------ LISTED ENTRIES
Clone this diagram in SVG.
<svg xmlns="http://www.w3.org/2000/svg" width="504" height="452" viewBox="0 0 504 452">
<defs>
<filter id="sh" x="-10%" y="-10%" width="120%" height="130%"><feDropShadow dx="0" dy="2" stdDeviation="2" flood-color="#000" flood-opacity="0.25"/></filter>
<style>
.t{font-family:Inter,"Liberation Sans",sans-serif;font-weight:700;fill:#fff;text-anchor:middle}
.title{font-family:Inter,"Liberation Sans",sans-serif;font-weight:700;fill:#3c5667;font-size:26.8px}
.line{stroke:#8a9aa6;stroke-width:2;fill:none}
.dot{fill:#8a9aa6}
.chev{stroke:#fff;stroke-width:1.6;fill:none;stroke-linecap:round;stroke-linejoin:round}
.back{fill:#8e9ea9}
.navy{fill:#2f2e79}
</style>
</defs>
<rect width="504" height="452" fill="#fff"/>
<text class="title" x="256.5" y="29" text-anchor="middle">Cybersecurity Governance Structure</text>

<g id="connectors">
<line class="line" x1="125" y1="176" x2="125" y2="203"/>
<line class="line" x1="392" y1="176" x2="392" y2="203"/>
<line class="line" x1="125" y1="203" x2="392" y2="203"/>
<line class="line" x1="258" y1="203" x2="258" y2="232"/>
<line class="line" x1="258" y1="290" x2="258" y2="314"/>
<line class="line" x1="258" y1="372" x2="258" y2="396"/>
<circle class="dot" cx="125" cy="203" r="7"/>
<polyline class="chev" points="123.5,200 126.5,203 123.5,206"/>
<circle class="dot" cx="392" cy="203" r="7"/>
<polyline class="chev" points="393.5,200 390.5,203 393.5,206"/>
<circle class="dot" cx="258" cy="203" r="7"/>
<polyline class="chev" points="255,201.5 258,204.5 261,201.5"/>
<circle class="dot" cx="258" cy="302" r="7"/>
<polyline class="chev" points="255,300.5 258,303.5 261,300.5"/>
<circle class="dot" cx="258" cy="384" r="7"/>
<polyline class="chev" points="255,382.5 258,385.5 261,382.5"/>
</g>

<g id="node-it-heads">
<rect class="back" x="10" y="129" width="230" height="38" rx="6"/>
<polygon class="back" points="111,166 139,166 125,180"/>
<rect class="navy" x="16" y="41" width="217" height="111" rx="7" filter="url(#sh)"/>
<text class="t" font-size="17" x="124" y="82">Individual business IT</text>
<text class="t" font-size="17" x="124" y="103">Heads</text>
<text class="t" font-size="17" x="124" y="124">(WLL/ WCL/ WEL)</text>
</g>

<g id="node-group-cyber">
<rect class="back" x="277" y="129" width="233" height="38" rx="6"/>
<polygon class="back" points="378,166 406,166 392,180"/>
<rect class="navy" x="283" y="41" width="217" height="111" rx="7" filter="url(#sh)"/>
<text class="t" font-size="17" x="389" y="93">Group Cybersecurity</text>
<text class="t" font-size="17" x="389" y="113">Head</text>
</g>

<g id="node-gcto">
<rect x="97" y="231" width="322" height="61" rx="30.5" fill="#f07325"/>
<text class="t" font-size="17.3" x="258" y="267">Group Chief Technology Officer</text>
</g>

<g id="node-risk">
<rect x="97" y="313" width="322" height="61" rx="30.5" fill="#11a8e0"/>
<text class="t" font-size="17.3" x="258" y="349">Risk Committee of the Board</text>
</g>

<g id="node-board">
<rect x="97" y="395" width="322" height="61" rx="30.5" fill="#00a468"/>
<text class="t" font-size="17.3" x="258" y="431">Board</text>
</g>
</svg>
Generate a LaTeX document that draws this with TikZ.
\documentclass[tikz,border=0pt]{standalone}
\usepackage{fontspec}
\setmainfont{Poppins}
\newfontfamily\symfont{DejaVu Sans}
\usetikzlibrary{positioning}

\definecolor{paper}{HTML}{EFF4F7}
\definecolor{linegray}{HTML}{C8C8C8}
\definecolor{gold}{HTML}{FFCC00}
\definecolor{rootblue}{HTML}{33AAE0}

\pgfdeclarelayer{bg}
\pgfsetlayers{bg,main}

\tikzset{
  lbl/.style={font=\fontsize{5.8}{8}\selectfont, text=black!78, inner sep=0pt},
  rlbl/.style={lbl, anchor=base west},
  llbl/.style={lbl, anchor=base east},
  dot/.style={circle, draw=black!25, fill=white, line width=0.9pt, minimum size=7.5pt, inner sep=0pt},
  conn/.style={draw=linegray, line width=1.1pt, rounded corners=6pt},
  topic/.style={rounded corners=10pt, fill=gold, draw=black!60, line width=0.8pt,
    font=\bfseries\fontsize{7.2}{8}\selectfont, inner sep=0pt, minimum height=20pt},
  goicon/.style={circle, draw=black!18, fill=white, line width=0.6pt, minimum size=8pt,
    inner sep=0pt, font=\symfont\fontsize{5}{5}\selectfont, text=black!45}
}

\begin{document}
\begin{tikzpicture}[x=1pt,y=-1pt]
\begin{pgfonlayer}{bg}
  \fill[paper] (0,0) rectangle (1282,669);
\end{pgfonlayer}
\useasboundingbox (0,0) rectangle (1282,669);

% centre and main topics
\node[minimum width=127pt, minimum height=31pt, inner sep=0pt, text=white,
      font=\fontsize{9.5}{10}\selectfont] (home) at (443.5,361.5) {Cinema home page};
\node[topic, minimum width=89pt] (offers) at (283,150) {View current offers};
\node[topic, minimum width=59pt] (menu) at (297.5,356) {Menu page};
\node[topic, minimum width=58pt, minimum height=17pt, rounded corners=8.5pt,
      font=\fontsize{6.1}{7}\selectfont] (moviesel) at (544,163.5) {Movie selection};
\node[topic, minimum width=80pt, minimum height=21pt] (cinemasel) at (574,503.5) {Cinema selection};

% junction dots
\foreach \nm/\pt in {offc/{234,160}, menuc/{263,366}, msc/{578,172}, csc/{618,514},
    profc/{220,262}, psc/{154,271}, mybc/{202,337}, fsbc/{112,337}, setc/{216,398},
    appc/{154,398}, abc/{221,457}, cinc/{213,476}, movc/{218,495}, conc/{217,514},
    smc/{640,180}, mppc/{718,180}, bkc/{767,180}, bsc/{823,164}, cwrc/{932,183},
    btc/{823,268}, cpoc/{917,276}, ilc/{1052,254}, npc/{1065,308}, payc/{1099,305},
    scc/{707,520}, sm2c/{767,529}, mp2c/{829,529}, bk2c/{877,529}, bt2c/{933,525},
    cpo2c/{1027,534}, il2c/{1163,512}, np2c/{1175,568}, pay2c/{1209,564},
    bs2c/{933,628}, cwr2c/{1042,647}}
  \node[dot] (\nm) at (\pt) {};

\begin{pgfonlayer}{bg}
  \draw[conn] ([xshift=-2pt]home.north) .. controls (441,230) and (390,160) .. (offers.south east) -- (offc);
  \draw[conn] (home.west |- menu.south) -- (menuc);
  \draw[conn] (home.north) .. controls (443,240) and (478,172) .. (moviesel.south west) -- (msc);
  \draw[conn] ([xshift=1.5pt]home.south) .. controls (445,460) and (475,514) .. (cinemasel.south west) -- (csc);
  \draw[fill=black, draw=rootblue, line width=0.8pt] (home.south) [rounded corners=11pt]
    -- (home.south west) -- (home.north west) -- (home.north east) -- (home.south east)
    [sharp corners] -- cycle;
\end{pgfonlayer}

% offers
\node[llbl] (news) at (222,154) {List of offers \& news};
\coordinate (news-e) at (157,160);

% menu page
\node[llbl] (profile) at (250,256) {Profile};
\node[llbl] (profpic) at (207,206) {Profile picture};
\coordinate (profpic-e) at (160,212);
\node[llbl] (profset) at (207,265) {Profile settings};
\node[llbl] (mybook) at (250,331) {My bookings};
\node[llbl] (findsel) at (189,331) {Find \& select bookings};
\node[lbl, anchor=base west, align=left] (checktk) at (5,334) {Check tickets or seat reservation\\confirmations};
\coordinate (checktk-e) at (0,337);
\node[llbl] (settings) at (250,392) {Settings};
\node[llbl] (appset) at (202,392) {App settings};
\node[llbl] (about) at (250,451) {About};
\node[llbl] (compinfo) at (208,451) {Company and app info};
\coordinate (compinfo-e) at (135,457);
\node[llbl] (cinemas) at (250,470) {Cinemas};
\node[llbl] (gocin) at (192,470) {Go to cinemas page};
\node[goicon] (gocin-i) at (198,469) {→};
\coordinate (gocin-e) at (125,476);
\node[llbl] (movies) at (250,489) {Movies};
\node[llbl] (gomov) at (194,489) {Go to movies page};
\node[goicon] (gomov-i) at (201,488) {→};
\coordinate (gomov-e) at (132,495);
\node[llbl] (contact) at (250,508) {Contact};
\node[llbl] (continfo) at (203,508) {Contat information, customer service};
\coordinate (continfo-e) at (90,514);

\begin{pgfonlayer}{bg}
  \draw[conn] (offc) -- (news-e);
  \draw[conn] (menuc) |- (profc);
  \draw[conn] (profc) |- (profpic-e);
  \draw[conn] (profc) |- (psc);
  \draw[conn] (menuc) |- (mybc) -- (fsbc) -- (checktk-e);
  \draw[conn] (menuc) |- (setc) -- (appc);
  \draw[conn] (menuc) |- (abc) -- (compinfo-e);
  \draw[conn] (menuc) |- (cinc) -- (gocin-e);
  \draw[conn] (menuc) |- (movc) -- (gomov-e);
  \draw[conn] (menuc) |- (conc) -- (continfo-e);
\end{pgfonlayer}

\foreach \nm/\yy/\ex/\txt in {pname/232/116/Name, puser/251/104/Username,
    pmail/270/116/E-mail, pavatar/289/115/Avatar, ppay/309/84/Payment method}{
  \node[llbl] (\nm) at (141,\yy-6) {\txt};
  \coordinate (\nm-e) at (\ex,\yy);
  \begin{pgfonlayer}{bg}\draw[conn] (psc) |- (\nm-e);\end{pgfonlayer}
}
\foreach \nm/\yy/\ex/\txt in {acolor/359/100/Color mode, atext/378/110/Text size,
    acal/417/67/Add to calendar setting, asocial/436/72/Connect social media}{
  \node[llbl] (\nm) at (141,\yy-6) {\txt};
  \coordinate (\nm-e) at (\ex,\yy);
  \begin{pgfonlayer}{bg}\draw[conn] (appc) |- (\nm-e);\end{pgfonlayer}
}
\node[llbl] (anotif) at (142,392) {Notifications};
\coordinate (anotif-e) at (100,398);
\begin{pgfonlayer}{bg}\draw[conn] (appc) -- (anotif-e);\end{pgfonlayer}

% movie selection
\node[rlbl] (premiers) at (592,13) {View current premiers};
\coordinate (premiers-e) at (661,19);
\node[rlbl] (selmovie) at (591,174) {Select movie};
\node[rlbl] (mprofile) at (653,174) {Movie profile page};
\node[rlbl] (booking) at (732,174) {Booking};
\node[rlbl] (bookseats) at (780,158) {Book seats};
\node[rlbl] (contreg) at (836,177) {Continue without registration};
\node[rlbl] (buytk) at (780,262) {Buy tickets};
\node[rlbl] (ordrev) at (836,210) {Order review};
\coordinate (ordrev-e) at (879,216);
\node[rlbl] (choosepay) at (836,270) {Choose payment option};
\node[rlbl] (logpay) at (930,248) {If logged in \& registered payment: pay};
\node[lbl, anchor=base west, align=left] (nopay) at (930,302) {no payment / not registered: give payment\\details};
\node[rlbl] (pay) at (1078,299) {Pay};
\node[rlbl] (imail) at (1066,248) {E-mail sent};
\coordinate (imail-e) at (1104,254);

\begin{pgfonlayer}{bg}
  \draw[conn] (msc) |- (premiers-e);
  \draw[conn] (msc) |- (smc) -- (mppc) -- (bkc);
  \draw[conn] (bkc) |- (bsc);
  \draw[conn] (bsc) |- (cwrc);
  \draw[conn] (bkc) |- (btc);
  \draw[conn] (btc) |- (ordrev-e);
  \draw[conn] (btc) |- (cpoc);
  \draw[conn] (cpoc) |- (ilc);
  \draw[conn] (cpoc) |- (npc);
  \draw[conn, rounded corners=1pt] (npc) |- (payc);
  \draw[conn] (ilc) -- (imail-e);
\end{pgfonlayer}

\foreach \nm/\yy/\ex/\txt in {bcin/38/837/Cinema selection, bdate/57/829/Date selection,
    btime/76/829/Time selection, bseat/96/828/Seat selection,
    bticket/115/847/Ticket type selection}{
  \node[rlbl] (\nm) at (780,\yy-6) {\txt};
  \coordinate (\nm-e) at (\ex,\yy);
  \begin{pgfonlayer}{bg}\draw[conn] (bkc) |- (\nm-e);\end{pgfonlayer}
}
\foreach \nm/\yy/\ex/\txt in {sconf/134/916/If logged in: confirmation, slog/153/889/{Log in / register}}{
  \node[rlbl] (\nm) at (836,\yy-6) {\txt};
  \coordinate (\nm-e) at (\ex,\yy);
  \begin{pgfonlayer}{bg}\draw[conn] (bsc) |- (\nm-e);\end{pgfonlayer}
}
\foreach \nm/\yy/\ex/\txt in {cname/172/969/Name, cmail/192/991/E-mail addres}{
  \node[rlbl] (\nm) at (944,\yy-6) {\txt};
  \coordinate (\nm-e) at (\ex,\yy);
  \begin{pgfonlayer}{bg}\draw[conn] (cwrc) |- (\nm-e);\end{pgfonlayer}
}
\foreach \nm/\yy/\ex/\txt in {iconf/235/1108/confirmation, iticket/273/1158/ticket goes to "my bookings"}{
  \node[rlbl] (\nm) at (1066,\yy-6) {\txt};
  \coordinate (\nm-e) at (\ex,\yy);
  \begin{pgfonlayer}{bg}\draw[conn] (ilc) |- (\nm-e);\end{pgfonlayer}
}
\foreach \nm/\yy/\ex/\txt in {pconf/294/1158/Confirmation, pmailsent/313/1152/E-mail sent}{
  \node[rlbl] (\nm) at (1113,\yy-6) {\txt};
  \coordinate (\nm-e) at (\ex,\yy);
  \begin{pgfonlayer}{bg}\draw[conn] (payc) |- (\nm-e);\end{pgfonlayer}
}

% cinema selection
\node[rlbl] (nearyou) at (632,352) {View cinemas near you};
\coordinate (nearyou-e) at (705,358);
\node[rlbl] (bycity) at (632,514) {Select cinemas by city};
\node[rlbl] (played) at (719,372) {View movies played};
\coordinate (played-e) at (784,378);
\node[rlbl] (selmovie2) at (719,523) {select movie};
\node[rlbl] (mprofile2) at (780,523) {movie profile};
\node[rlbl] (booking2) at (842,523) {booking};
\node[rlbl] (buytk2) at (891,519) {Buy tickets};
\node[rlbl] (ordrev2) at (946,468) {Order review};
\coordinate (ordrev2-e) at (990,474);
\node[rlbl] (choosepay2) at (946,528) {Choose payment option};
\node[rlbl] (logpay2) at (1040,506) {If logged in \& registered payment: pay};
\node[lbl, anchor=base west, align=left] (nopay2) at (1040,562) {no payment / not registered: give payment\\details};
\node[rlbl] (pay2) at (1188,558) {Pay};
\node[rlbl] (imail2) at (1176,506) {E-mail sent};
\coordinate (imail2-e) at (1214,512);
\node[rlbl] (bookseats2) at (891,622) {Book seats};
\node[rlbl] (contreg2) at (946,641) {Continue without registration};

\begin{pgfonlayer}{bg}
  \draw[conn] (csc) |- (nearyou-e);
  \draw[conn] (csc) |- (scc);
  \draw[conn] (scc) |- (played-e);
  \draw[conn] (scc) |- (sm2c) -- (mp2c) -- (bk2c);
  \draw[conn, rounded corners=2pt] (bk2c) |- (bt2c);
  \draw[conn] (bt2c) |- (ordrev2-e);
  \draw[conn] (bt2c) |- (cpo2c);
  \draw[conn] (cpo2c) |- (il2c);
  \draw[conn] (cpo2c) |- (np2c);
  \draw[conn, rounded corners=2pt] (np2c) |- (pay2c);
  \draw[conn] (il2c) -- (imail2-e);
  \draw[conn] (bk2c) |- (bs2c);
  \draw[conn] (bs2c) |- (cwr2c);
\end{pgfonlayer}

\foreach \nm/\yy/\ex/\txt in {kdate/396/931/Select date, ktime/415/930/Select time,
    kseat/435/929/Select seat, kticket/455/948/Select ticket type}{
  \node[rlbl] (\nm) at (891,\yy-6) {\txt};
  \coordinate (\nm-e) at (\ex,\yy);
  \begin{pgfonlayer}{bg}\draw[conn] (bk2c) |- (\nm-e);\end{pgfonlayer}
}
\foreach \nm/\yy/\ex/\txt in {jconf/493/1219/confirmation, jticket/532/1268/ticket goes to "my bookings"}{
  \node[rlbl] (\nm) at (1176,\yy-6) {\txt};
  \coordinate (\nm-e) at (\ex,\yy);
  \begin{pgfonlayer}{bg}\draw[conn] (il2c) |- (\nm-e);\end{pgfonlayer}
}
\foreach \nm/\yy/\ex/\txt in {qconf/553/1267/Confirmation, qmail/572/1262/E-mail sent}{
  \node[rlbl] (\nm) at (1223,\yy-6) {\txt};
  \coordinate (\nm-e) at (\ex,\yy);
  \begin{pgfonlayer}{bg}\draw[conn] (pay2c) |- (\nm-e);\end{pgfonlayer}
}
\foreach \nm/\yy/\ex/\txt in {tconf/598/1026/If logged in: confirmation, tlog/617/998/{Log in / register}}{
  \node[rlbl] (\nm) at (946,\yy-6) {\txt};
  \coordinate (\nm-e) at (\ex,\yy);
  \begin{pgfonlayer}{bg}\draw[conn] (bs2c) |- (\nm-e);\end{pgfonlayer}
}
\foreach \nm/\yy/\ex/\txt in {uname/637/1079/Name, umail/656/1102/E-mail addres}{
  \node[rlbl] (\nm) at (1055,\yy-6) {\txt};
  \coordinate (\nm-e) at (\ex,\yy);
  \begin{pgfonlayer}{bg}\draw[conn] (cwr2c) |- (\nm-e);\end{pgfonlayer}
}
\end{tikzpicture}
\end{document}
------------
WHAT THE EXERCISE ASKS: Starting at the line that holds "Generate a LaTeX", copy each line exactly and stop after the line that holds "minimum width=80pt, minimum".

EXERCISE RESPONSE:
Generate a LaTeX document that draws this with TikZ.
\documentclass[tikz,border=0pt]{standalone}
\usepackage{fontspec}
\setmainfont{Poppins}
\newfontfamily\symfont{DejaVu Sans}
\usetikzlibrary{positioning}

\definecolor{paper}{HTML}{EFF4F7}
\definecolor{linegray}{HTML}{C8C8C8}
\definecolor{gold}{HTML}{FFCC00}
\definecolor{rootblue}{HTML}{33AAE0}

\pgfdeclarelayer{bg}
\pgfsetlayers{bg,main}

\tikzset{
  lbl/.style={font=\fontsize{5.8}{8}\selectfont, text=black!78, inner sep=0pt},
  rlbl/.style={lbl, anchor=base west},
  llbl/.style={lbl, anchor=base east},
  dot/.style={circle, draw=black!25, fill=white, line width=0.9pt, minimum size=7.5pt, inner sep=0pt},
  conn/.style={draw=linegray, line width=1.1pt, rounded corners=6pt},
  topic/.style={rounded corners=10pt, fill=gold, draw=black!60, line width=0.8pt,
    font=\bfseries\fontsize{7.2}{8}\selectfont, inner sep=0pt, minimum height=20pt},
  goicon/.style={circle, draw=black!18, fill=white, line width=0.6pt, minimum size=8pt,
    inner sep=0pt, font=\symfont\fontsize{5}{5}\selectfont, text=black!45}
}

\begin{document}
\begin{tikzpicture}[x=1pt,y=-1pt]
\begin{pgfonlayer}{bg}
  \fill[paper] (0,0) rectangle (1282,669);
\end{pgfonlayer}
\useasboundingbox (0,0) rectangle (1282,669);

% centre and main topics
\node[minimum width=127pt, minimum height=31pt, inner sep=0pt, text=white,
      font=\fontsize{9.5}{10}\selectfont] (home) at (443.5,361.5) {Cinema home page};
\node[topic, minimum width=89pt] (offers) at (283,150) {View current offers};
\node[topic, minimum width=59pt] (menu) at (297.5,356) {Menu page};
\node[topic, minimum width=58pt, minimum height=17pt, rounded corners=8.5pt,
      font=\fontsize{6.1}{7}\selectfont] (moviesel) at (544,163.5) {Movie selection};
\node[topic, minimum width=80pt, minimum height=21pt] (cinemasel) at (574,503.5) {Cinema selection};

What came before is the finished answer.